‘Unfinished business’: Chris Loughlin on the future of Travelzoo

Travelzoo’s Chris Loughlin this week started as the company’s chief executive in New York. Here to talks to Lee Hayhurst about deals, conversion rates and entrepreneurial flair

Travelzoo’s Chris Loughlin this week started as the company’s chief executive in New York. Here to talks to Lee Hayhurst about deals, conversion rates and entrepreneurial flair


Travelzoo’s Chris Loughlin left the UK for New York this week to become one of the youngest chief executives of firms listed on the Nasdaq stock exchange, leaving behind him some ambitious expansion plans for Europe.


The 36-year-old father of two has lived and worked in London for five years as Travelzoo’s managing director for Europe. In that time he has steered the online publisher of travel deals from a standing start to four million subscribers in Europe.


This, according to Loughlin, was almost exactly in line with projections set out in a spreadsheet when he moved from Travelzoo’s Chicago base, where he had been working on expanding its business in North America.


But he said “there was some unfinished business”. 


European growth target


“We are on four million subscribers but there’s no reason why, in the next three to five years, we can’t be at 12 million.


“The UK business is profitable and we need to get the other businesses in Europe profitable, but we are pleased with progress. As every year passes we are more comfortable with the markets we are in.”


The hoped-for big jump in European subscribers will come, Loughlin expects, from markets Travelzoo has entered relatively recently, as he expects Spain, France and Germany to mature as the UK has.


In the last quarter alone, Travelzoo added 360,000 subscribers in Europe at an average cost of £2 each. That quarter also saw the UK operation report profits of £500,000  on revenues of £2.4 million, although Europe recorded an operating loss of $951,000.


Quality subscribers


Loughlin said the £2 cost of subscriber acquisition – made up of what the firm spends on offline advertising as well as paid search – is an important figure for Travelzoo because although the sheer number of subscribers is an important metric of success, it is the quality that Loughlin is most interested in.


“The number of subscribers is important because we need to get reach in advertising. But if you are reaching a bunch of email address and there’s no one on the end of them then it’s a pointless exercise,” he said.


“Some people might say that’s really amazing that they will spend £2 just to attract a subscriber. But we do this because we want to educate people about what we do and why we do it.


“If you analyse our media activity, a lot of it, more than 60%, is about communicating what we do. It’s not done necessarily through search, it’s done through TV, online, or outdoor advertising.


“With a lot of other companies, most of their budgets will be spent in search so they are capturing people already in the funnel. We want to capture people interested in the service for the long run.”

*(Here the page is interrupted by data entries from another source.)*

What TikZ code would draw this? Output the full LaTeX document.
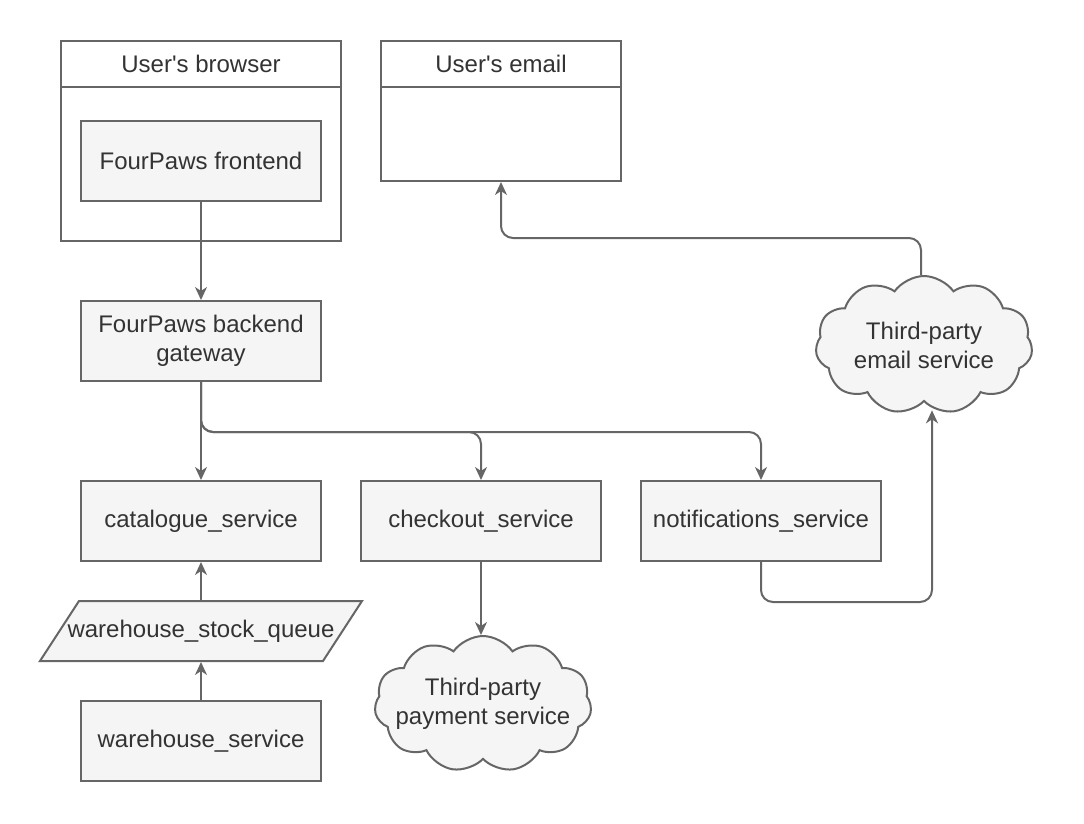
\documentclass[tikz,border=0pt]{standalone}
\usepackage{fontspec}
\setmainfont{Liberation Sans}
\usetikzlibrary{arrows.meta,positioning,shapes.symbols,backgrounds}
\definecolor{linegray}{HTML}{666666}
\definecolor{boxfill}{HTML}{F5F5F5}
\definecolor{textgray}{HTML}{333333}
\tikzstyle{service}=[rectangle,draw=linegray,line width=2pt,fill=boxfill,text=textgray,minimum width=240pt,minimum height=80pt,align=center]
\tikzstyle{lane}=[rectangle,draw=linegray,line width=2pt,fill=white,minimum width=280pt,minimum height=200pt]
\tikzstyle{lanetitle}=[rectangle,draw=linegray,line width=2pt,text=textgray,anchor=north,minimum height=46pt]
\tikzstyle{queue}=[rectangle,text=textgray,minimum width=320pt,minimum height=60pt,inner sep=0pt,outer sep=1pt]
\tikzstyle{queueedge}=[draw=linegray,line width=2pt,fill=boxfill,line join=miter]
\tikzstyle{external}=[cloud,cloud puffs=11,cloud puff arc=110,aspect=1.6,draw=linegray,line width=2pt,fill=boxfill,minimum width=217pt,minimum height=136pt]
\tikzstyle{flow}=[-{Stealth[length=13pt,width=12pt,inset=4pt]},draw=linegray,line width=2pt,rounded corners=12pt]

\begin{document}
\begin{tikzpicture}[x=1pt,y=-1pt,font=\fontsize{24}{29}\selectfont,
                    every label/.style={text=textgray,align=center}]
  \useasboundingbox (0,0) rectangle (1084,824);

  % browser and mailbox
  \node[lane]                                     (browser)      at (201,141) {};
  \node[lanetitle,minimum width=280pt]            (browsertitle) at (browser.north) {User\textquotesingle s browser};
  \node[lane,minimum width=240pt,minimum height=140pt] (email)   at (501,111) {};
  \node[lanetitle,minimum width=240pt]            (emailtitle)   at (email.north) {User\textquotesingle s email};

  % services
  \node[service]   (front)                          at (201,161) {FourPaws frontend};
  \node[service]   (gateway)   [below=98pt of front]     {FourPaws backend\\gateway};
  \node[service]   (catalogue) [below=98pt of gateway]   {catalogue\_service};
  \node[service]   (checkout)  [right=38pt of catalogue]  {checkout\_service};
  \node[service]   (notify)    [right=38pt of checkout]   {notifications\_service};
  \node[queue]     (stockq)    [below=38pt of catalogue]  {warehouse\_stock\_queue};
  \node[service]   (warehouse) [below=38pt of stockq]     {warehouse\_service};
  \begin{scope}[on background layer]
    \path[queueedge] ([xshift=39pt,yshift=-1pt]stockq.north west) -- ([yshift=-1pt]stockq.north east)
      -- ([xshift=-39pt,yshift=1pt]stockq.south east) -- ([yshift=1pt]stockq.south west) -- cycle;
  \end{scope}

  % third parties
  \node[external,label=center:{Third-party\\payment service}] (payment) at (483,704) {};
  \node[external,minimum height=138pt,label=center:{Third-party\\email service}] (mailsvc) at (924,345) {};

  \draw[flow] (front) -- (gateway);
  \draw[flow] (gateway) -- (catalogue);
  \draw[flow] (gateway.south) -- ++(0,50) -| (checkout.north);
  \draw[flow] (gateway.south) -- ++(0,50) -| (notify.north);
  \draw[flow] (checkout.south) -- (checkout.south |- payment.north);
  \draw[flow] (stockq) -- (catalogue);
  \draw[flow] (warehouse) -- (stockq);
  \draw[flow] (notify.south) -- ++(0,40) -| ([xshift=8pt,yshift=-8pt]mailsvc.south);
  \draw[flow] ([xshift=-3pt]mailsvc.north) -- ++(0,-37) -| (email.south);
\end{tikzpicture}
\end{document}
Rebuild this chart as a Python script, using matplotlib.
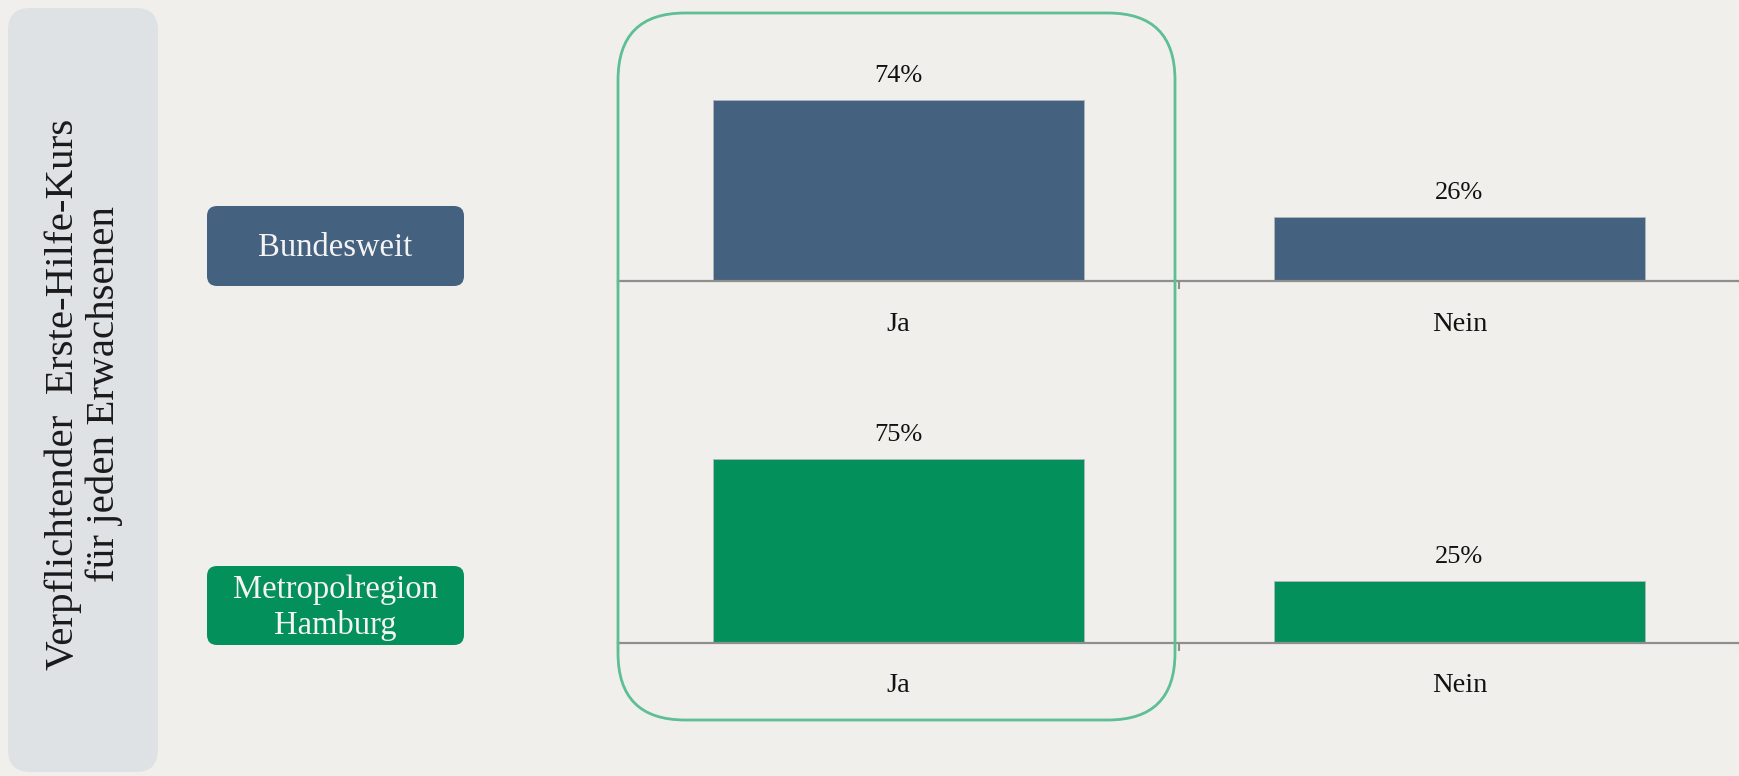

The focus on quality also stretches to Travelzoo’s deals, which Loughlin said were rigorously tested before they were published on its website or its core weekly Top 20 Travel Deals email.


Deal testing


Already this year 60,000 deals have been tested in centres in Munich and Chicago and the data this generates now enables Travelzoo to offer advertisers automated feedback on the effectiveness of their websites.


“The industry is constantly asking how you can improve conversion rates. We will start to automate that so if you have deals with us you will constantly receive reports if there are problems and so you know if everything is going well.”


Loughlin believes one of the more unexpected successes of Travelzoo has been the way it has allowed travel firms to expand their reach. This has seen UK travel agents negotiating co-funding for media activity direct from foreign hotel groups – becoming, in effect, media buyers for their suppliers.


Travelzoo also helped start-up cruise operator easyCruise develop a US market and it is allowing UK travel agents to promote deals to clients in other European markets such as Spain.


“If you want to fly to the Maldives from Spain, it’s a nightmare. You would probably fly from London anyway so now if you’re Spanish and someone in the UK has a fantastic package you can book that and buy a low-cost flight to London. It’s really a nice way for travel businesses to test new markets.”


Loughlin considers himself to be a businessman who thrives in an entrepreneurial world, and he sees in some of Travelzoo’s advertisers the pitfalls of the big corporate, which have been slower to grasp online opportunities.


He left Marks & Spencer in his early 20s “frustrated with the speed it was moving”. So how does he intend to make sure Travelzoo doesn’t morph into a lumbering corporate?


He says it’s all about structure: “Travelzoo is one brand but we are, in fact, seven different businesses. We rarely have more than 40 people in any one office and we like to distribute staff in smaller offices where they can be entrepreneurial. We look at the opportunities we really believe in and go after them and allocate resources.”


Skilled successors


And what of the management team he leaves behind in Covent Garden: UK managing director Joel Brandon-Bravo and European operations director Steve Dunk?


“It’s like having Joe Cole and Wayne Rooney on the field – on a good day.”